>>>>
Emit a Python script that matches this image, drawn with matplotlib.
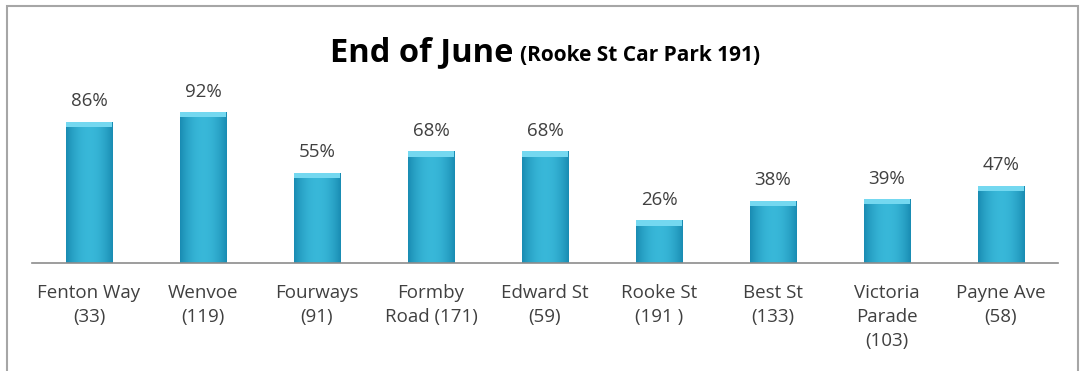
import numpy as np
import matplotlib.pyplot as plt
from matplotlib.patches import Rectangle

plt.rcParams['font.family'] = ['Open Sans', 'DejaVu Sans']

# ---- data ----
sites = ["Fenton Way\n(33)", "Wenvoe\n(119)", "Fourways\n(91)", "Formby\nRoad (171)",
         "Edward St\n(59)", "Rooke St\n(191 )", "Best St\n(133)", "Victoria\nParade\n(103)",
         "Payne Ave\n(58)"]
occupancy = [86, 92, 55, 68, 68, 26, 38, 39, 47]
title_main = "End of June"
title_sub = "(Rooke St Car Park 191)"

fig = plt.figure(figsize=(10.8, 3.71), dpi=100)
ax = fig.add_axes([32/1080, 108/371, 1026/1080, 164/371])

x = np.arange(len(sites))
bars = ax.bar(x, occupancy, width=0.41, color="#2ba3c8", zorder=2)

# horizontal shading inside each bar (darker edges, lighter middle)
grad = np.linspace(-1, 1, 64)
shade = 1 - np.abs(grad) ** 2
cols = np.array([0.10, 0.55, 0.70])[None, :] + shade[:, None] * np.array([0.12, 0.17, 0.15])[None, :]
img = cols[None, :, :]
for b in bars:
    im = ax.imshow(img, extent=[b.get_x(), b.get_x() + b.get_width(), 0, b.get_height()],
                   aspect="auto", zorder=2.5)
    im.set_clip_path(b)

# light bevel on top of each bar
ax.bar(x, [3.2] * len(x), bottom=[v - 3.2 for v in occupancy], width=0.41,
       color="#74d8f0", zorder=3)

for xi, v in zip(x, occupancy):
    ax.text(xi, v + 7, f"{v}%", ha="center", va="bottom", fontsize=13.5, color="#404040")

ax.set_xlim(-0.5, len(sites) - 0.5)
ax.set_ylim(0, 100)
ax.set_xticks(x)
ax.set_xticklabels(sites, fontsize=13.5, color="#404040", linespacing=1.42)
ax.tick_params(axis="x", length=0, pad=15)
ax.set_yticks([])
for s in ["top", "right", "left"]:
    ax.spines[s].set_visible(False)
ax.spines["bottom"].set_color("#8c8c8c")
ax.spines["bottom"].set_linewidth(1.2)

# title in two sizes
fig.text(513/1080, 1 - 61/371, title_main, ha="right", va="baseline",
         fontsize=23.5, fontweight="bold", color="black")
fig.text(520/1080, 1 - 61/371, title_sub, ha="left", va="baseline",
         fontsize=15, fontweight="bold", color="black")

# chart frame
fig.patches.append(Rectangle((7/1080, -0.1), 1071/1080, 1.1 - 6/371, transform=fig.transFigure,
                             fill=False, edgecolor="#a6a6a6", linewidth=1.5))

fig.savefig("out.png", dpi=100)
<<<<
_TO DO_:
Give every line back word for word and leave the pictures out.

_EXERCISE RESPONSE_:
Emit a Python script that matches this image, drawn with matplotlib.
import numpy as np
import matplotlib.pyplot as plt
from matplotlib.patches import Rectangle

plt.rcParams['font.family'] = ['Open Sans', 'DejaVu Sans']

# ---- data ----
sites = ["Fenton Way\n(33)", "Wenvoe\n(119)", "Fourways\n(91)", "Formby\nRoad (171)",
         "Edward St\n(59)", "Rooke St\n(191 )", "Best St\n(133)", "Victoria\nParade\n(103)",
         "Payne Ave\n(58)"]
occupancy = [86, 92, 55, 68, 68, 26, 38, 39, 47]
title_main = "End of June"
title_sub = "(Rooke St Car Park 191)"

fig = plt.figure(figsize=(10.8, 3.71), dpi=100)
ax = fig.add_axes([32/1080, 108/371, 1026/1080, 164/371])

x = np.arange(len(sites))
bars = ax.bar(x, occupancy, width=0.41, color="#2ba3c8", zorder=2)

# horizontal shading inside each bar (darker edges, lighter middle)
grad = np.linspace(-1, 1, 64)
shade = 1 - np.abs(grad) ** 2
cols = np.array([0.10, 0.55, 0.70])[None, :] + shade[:, None] * np.array([0.12, 0.17, 0.15])[None, :]
img = cols[None, :, :]
for b in bars:
    im = ax.imshow(img, extent=[b.get_x(), b.get_x() + b.get_width(), 0, b.get_height()],
                   aspect="auto", zorder=2.5)
    im.set_clip_path(b)

# light bevel on top of each bar
ax.bar(x, [3.2] * len(x), bottom=[v - 3.2 for v in occupancy], width=0.41,
       color="#74d8f0", zorder=3)

for xi, v in zip(x, occupancy):
    ax.text(xi, v + 7, f"{v}%", ha="center", va="bottom", fontsize=13.5, color="#404040")

ax.set_xlim(-0.5, len(sites) - 0.5)
ax.set_ylim(0, 100)
ax.set_xticks(x)
ax.set_xticklabels(sites, fontsize=13.5, color="#404040", linespacing=1.42)
ax.tick_params(axis="x", length=0, pad=15)
ax.set_yticks([])
for s in ["top", "right", "left"]:
    ax.spines[s].set_visible(False)
ax.spines["bottom"].set_color("#8c8c8c")
ax.spines["bottom"].set_linewidth(1.2)

# title in two sizes
fig.text(513/1080, 1 - 61/371, title_main, ha="right", va="baseline",
         fontsize=23.5, fontweight="bold", color="black")
fig.text(520/1080, 1 - 61/371, title_sub, ha="left", va="baseline",
         fontsize=15, fontweight="bold", color="black")

# chart frame
fig.patches.append(Rectangle((7/1080, -0.1), 1071/1080, 1.1 - 6/371, transform=fig.transFigure,
                             fill=False, edgecolor="#a6a6a6", linewidth=1.5))

fig.savefig("out.png", dpi=100)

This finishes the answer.